In a two-page memo, acting Deputy Attorney General Emil Bove told New York prosecutors that the order was not based on the strength of evidence in the case, but rather because it had been brought too close to Adams reelection campaign and was distracting from the mayor’s efforts to assist in the Trump administration’s law-and-order priorities, the news agency reported.
“The pending prosecution has unduly restricted Mayor Adams’ ability to devote full attention and resources to the illegal immigration and violent crime,” Bove wrote, according to the report.
Although the prosecutors were instructed not to pursue further investigation against the mayor until after the November election, it remains unclear if the charges will be refiled after November.
Adams' attorney Alex Spiro said the move vindicated the mayor, who has long denied guilt.
“Now, thankfully, the mayor and New York can put this unfortunate and misguided prosecution behind them,” said Spiro, who has previously represented Trump's close ally, Elon Musk.
Adams faces five counts of corruption, including bribery, fraud and soliciting illegal foreign campaign contributions after an investigation that began in 2021. The mayor, who was indicted in September, has maintained innocence to all the charges.
The 57-page indictment brought against the mayor in September, details that Adams allegedly accepted illegal gifts worth over $100,000 from Turkish citizens and at least one government official.
Last month, CBS reported that Adams met the president in Florida before his inauguration. And in January, the mayor skipped planned appearances at two city Martin Luther King Day events to attend Trump's inauguration.
Public Advocate Jumaane Williams said the mayor indicated that he wanted his day in court, but instead sidestepped that system using the privilege and power that so few people have access to. "This is obscene," Williams said in a statement.
"It seems clear that the person we’ve had in City Hall the last several months is the real Eric Adams, and New Yorkers shouldn’t forget that," Williams said. "He owes New Yorkers what he has refused to demonstrate to date: honesty, transparency, humility, and some assurance that he can make up for his many bad decisions that got us here. But he knows what we all know – the person he really owes, a fealty that should anger and worry us all, is Donald Trump, and the worst of his policies."
State Senator Zellnor Myrie, who is running for mayor, said "today's news makes it clear that justice is dead in America."
"The decision by Trump’s Department of Justice to drop charges against Eric Adams should outrage every single New Yorker," Myrie said in a statment. "We already know that Eric Adams has sacrificed the safety and sanctity of our schools and public hospitals to curry favor with this fascist Administration. How many more of our rights and freedoms did the Mayor give up to save his own skin?"
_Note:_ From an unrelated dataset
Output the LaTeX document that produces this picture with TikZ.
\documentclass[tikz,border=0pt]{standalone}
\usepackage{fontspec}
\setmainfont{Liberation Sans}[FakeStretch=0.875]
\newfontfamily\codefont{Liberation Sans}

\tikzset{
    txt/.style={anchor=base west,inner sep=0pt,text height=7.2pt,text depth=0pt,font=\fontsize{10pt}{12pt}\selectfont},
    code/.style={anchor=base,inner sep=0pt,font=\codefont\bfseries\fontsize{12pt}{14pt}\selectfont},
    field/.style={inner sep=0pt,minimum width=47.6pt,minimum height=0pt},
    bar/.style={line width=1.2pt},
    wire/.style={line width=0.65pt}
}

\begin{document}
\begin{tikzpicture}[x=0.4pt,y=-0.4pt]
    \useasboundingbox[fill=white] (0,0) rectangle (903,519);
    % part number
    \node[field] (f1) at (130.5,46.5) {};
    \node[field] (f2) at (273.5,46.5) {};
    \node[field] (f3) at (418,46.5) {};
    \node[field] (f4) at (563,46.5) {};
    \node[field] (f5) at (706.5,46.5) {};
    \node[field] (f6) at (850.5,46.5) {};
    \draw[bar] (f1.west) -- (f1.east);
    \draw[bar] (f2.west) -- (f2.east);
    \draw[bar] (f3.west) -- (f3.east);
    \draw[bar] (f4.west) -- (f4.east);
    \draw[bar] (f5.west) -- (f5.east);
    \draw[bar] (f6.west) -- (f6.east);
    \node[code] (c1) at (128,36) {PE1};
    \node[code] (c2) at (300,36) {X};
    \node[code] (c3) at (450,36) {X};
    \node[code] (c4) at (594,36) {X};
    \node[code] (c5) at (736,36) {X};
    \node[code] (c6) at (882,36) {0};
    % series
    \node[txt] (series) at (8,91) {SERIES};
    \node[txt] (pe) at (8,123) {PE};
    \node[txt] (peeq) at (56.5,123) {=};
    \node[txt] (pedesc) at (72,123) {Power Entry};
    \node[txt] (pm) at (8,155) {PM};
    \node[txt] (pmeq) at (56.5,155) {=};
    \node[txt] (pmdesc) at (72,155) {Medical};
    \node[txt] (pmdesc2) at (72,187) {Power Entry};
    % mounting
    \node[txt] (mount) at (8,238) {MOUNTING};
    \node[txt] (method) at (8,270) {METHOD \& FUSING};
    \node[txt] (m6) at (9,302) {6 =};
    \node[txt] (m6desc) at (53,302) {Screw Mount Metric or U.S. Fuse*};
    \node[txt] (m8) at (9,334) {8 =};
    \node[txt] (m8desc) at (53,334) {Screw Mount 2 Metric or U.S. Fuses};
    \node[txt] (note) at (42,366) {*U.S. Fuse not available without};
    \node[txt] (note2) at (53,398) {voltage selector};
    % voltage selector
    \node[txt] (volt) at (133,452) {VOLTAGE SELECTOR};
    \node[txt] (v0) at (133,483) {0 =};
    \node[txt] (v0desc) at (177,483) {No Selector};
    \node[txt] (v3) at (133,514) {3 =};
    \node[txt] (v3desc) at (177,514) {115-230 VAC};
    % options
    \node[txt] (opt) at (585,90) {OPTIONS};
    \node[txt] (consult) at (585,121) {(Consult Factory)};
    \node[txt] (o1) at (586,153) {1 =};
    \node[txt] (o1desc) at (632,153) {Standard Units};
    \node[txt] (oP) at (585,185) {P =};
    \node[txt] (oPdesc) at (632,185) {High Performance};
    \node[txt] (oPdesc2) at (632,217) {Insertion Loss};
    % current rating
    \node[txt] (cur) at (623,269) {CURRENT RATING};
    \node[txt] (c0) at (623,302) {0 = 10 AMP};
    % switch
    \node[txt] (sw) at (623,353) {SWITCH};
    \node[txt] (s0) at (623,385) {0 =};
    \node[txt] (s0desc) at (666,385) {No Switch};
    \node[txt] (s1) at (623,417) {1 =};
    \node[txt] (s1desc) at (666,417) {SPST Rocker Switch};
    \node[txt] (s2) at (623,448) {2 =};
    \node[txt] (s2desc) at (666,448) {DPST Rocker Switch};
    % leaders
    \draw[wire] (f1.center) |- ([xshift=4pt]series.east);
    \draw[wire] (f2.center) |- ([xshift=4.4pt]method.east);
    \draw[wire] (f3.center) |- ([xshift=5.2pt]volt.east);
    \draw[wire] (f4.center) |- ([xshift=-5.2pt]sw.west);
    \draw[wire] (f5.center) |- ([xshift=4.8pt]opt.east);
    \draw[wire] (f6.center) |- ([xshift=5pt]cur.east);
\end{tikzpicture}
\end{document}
Politico New York reported that it was Republican billionaire John Catsimatidis who broke the news to Adams on Monday night.
Catsimatidis said he was with the mayor at a party at Gallaghers Steakhouse for Archbishop Sviatoslav Shevchuk, head of the Ukrainian Greek Catholic Church.
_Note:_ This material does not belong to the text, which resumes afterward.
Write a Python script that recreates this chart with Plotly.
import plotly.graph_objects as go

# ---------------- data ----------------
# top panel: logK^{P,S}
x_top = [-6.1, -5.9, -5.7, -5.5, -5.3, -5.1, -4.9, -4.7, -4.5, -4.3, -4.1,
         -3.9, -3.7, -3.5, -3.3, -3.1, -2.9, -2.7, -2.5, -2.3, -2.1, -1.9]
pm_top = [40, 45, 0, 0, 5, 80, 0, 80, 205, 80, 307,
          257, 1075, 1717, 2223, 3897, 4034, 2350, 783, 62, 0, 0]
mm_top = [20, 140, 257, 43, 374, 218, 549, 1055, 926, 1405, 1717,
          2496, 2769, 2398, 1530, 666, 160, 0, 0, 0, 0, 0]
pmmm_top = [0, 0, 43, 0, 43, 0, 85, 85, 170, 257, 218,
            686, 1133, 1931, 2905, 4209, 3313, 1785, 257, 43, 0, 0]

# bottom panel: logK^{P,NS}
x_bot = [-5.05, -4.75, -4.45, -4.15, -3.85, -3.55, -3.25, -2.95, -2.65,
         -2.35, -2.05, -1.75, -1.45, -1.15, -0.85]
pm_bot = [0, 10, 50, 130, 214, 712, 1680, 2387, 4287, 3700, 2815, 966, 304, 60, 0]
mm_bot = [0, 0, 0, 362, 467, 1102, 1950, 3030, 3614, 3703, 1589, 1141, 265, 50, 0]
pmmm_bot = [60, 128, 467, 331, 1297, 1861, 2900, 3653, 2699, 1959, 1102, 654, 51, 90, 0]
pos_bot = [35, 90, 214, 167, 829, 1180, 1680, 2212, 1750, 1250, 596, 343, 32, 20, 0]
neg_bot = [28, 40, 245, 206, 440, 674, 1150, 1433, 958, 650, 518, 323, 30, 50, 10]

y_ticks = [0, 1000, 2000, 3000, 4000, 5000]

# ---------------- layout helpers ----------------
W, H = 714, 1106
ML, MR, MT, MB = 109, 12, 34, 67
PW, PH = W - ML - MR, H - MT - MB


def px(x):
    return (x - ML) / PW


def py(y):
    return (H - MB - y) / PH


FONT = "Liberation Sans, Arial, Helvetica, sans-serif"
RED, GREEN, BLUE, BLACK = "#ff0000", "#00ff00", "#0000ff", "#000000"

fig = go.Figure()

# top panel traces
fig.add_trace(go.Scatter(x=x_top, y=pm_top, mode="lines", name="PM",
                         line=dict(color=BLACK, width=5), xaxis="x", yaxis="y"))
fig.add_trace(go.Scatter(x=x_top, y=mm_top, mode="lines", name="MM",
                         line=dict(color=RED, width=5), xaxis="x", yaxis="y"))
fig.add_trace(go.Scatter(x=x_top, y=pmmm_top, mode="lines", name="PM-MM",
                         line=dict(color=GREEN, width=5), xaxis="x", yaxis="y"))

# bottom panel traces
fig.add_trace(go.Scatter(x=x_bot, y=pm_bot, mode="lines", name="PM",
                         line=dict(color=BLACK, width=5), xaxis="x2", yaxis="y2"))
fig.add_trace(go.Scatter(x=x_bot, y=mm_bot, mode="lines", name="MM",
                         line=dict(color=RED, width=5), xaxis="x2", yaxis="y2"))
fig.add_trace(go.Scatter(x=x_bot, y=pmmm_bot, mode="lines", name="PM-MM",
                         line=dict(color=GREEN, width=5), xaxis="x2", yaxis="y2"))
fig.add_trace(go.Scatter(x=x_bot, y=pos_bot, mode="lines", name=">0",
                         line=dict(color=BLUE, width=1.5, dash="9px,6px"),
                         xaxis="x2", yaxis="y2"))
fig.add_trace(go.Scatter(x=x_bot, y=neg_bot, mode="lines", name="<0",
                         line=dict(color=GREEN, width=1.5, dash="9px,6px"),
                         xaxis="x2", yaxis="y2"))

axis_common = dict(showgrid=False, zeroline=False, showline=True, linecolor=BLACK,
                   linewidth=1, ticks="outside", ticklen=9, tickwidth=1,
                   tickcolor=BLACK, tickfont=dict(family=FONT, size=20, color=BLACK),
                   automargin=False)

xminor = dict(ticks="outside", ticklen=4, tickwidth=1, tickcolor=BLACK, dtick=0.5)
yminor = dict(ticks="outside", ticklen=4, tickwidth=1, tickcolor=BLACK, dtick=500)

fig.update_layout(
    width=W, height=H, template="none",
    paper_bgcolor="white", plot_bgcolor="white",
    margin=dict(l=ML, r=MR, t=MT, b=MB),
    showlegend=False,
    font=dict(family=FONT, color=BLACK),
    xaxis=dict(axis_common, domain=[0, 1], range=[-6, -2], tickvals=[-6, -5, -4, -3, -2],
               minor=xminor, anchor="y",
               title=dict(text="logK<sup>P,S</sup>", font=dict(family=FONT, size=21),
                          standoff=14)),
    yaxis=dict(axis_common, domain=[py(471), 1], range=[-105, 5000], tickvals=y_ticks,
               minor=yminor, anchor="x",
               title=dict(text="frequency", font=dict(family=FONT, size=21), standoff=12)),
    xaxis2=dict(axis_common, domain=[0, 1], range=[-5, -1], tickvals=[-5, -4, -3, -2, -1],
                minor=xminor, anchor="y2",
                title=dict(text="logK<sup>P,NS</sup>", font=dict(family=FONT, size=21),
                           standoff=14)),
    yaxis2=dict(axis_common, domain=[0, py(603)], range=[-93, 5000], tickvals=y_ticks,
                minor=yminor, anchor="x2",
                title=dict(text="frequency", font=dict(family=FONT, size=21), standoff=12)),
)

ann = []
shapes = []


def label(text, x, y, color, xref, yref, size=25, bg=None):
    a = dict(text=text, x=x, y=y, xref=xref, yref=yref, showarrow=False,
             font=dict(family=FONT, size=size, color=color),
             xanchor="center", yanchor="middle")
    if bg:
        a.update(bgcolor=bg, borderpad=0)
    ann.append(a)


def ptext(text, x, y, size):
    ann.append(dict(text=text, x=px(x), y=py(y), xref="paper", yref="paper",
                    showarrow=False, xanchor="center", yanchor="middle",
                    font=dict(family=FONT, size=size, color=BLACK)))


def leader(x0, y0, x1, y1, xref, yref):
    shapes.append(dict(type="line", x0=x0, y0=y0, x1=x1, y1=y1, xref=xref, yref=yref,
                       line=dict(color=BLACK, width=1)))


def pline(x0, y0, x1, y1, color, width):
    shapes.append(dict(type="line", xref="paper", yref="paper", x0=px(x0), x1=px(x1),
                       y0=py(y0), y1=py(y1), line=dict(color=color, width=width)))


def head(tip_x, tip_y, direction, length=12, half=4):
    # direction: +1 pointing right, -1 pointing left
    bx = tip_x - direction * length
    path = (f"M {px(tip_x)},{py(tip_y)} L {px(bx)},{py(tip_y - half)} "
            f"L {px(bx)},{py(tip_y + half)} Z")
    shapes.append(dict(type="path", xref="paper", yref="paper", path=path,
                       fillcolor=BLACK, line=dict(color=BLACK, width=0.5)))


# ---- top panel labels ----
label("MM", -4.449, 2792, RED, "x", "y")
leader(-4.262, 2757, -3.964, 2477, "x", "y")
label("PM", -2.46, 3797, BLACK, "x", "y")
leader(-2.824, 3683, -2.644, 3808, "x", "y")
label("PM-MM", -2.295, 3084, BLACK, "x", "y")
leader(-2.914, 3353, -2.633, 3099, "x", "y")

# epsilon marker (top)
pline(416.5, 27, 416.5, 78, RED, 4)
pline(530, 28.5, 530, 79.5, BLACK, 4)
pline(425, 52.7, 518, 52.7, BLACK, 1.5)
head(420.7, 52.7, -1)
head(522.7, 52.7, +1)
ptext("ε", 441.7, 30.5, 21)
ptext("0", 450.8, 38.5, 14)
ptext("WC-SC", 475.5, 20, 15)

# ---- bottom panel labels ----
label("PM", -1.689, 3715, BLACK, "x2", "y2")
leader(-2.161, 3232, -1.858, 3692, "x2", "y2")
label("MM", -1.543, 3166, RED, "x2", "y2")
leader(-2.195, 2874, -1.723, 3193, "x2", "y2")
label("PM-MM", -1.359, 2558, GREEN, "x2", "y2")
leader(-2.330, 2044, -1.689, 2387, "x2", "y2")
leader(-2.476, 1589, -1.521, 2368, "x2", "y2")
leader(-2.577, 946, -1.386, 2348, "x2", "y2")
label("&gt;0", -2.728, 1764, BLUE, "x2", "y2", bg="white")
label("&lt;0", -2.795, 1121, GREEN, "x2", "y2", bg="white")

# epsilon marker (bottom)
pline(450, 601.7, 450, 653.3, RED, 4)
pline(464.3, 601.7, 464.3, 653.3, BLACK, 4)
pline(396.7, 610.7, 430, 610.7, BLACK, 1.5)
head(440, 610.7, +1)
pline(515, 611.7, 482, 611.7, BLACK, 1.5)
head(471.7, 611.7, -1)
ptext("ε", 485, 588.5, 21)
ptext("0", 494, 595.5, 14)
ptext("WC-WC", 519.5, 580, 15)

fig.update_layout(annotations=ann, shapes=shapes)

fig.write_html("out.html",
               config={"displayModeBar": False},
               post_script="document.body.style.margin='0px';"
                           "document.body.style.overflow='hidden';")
“We went off to the corner to have a Diet Coke and talk a little. And I get the breaking news on my phone and I turned the phone and I showed it to him,” Catsimatidis said, “and you could see in his face, he had an ‘oh, crap’ moment.”
Catsimatidis is friendly with both Adams and Trump, the news agency said. Adams has said he’ll run for reelection as a Democrat, but Catsimatidis isn’t so sure, the report said. “I think he is looking for support for the Republican Party. And he may call my daughter,” he said, referring to Manhattan GOP Chair Andrea Catsimatidis.
The mayor is scheduled to make a live address at 12:00pm on Tuesday.